Chinese is also often referred to as a MONOSYLLABIC language, which means that almost all words contain only one syllable. In English there are a great number of POLYSYLLABIC words. Whether or not Chinese words are monosyllabic depends on how a word is defined in Chinese, but to reach a consensus on such a definition has proved to be unexpectedly difficult in Chinese, partly because of the general lack of AFFIXATION in Chinese word formation.⁴ The term zì ‘character’ refers to a graph in the Chinese writing system (see §1.4 below) that corresponds to a morpheme and is one syllable in length. If each Chinese character is equivalent to a word, then Chinese words are indeed monosyllabic. However, if a word is defined as an independent basic unit for forming sentences, polysyllabic forms such as xuéxiào ‘school’ and rúguŏ ‘if ’ should be considered single words although they consist of two syllables and they are written with two characters. The characterization of Chinese as being monosyllabic fits much better with classical Chinese where over 90 percent of words are monosyllabic. In modern Chinese, however, 95 percent of morphemes are monosyllabic,⁵ but about half or more than half of the words are polysyllabic and consist of more than one morpheme (cf. Chen 1999:138–9).

To summarize, in modern Chinese, each syllable generally bears a tone, most morphemes are monosyllabic, and words may consist of one or more morphemes and hence may be monosyllabic or polysyllabic.

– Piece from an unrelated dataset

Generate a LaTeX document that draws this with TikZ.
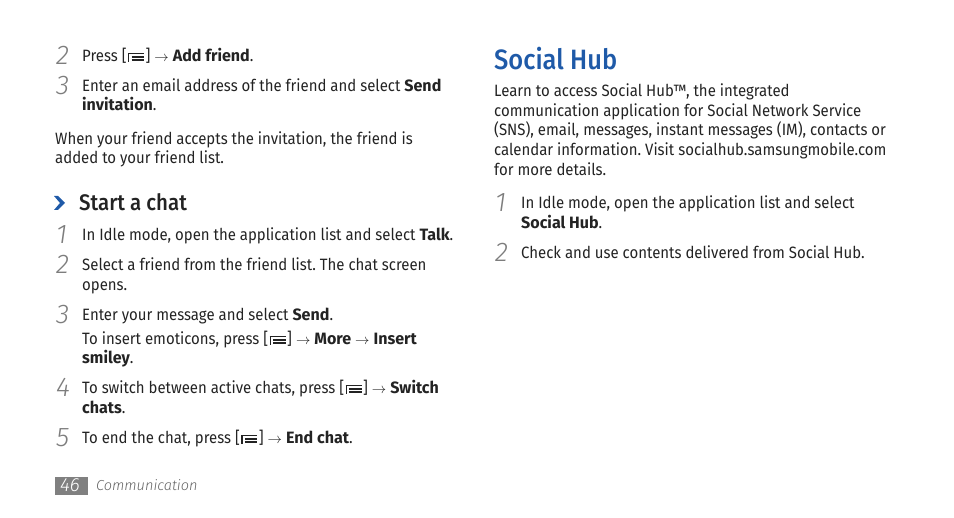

1.4 Chinese characters, romanization, and pronunciation

Chinese has a logographic writing system in which each character represents a morpheme, whereas an alphabetic writing system as used in English employs a character (or letter) or combination of characters to represent the speech sounds. As mentioned above, each Chinese character is one syllable in length and the majority of Chinese morphemes are monosyllabic. Since a morpheme is the smallest meaningful linguistic unit, each Chinese character expresses some meaning. This does not mean there is no way to get a hint of pronunciation from the characters. In fact, over 90 percent of Chinese characters consist of one subcomponent denoting meaning and another denoting the pronunciation (Chen 1999:141). In (2a–c), all three characters are pronounced with the same consonant and vowel combination.

(2)

CHARACTER

C+V

TONE

MEANING

PĪNYĪN

a.	马	ma	214	‘horse’	mǎ
b.	妈	ma	55	‘mother’	mā
c.	蚂	ma	214	‘ant’	mǎ
d.	女			‘female’	nǚ
e.	虫			‘insect’	chóng

The character in (2a) is used in (2bc) to denote the pronunciation of the consonant and the vowel but not the meaning. That is, all three characters in (2a–c) share the same component 马 and are pronounced with the same consonant and vowel combination [ma], but the meaning of ‘horse’ for 马 has nothing to do with ‘mother’ (2b) or ‘ant’ (2c). The subcomponent at the left side of (2b) means ‘female’ and that of (2c) means ‘insect’, as illustrated in (2de). The left-side subcomponents in (2bc) do not denote possible pronunciation but do contribute to the meaning: ‘mother’ is female and ‘ant’ is a kind of insect. Although most Chinese characters contain a subcomponent to signal possible pronunciation, there is still a relatively high degree of arbitrariness between a written character and its actual pronunciation.⁶

The Chinese writing system as a well-developed system was established roughly in the fourteenth century BC and since then has undergone several major stages of development. The total number of Chinese characters is now around 56,000 but the number of most common characters are 2,500 and a college graduate is expected to recognize at least 3,500 characters (Chen 1999:136). The high number and complexity of Chinese characters and the difficulty of learning them were often regarded as obstacles to achieving a high literacy rate and modernization. Simplification of the writing system thus became an issue during the first half of the twentieth century. In 1956 the People’s Republic of China promulgated the Scheme of Simplified Chinese Characters and since then this new set of simplified characters has been used in China. However, the traditional characters are still used in Taiwan and many traditional overseas Chinese communities. Throughout this book, when Chinese characters are provided in examples, the simplified characters are adopted.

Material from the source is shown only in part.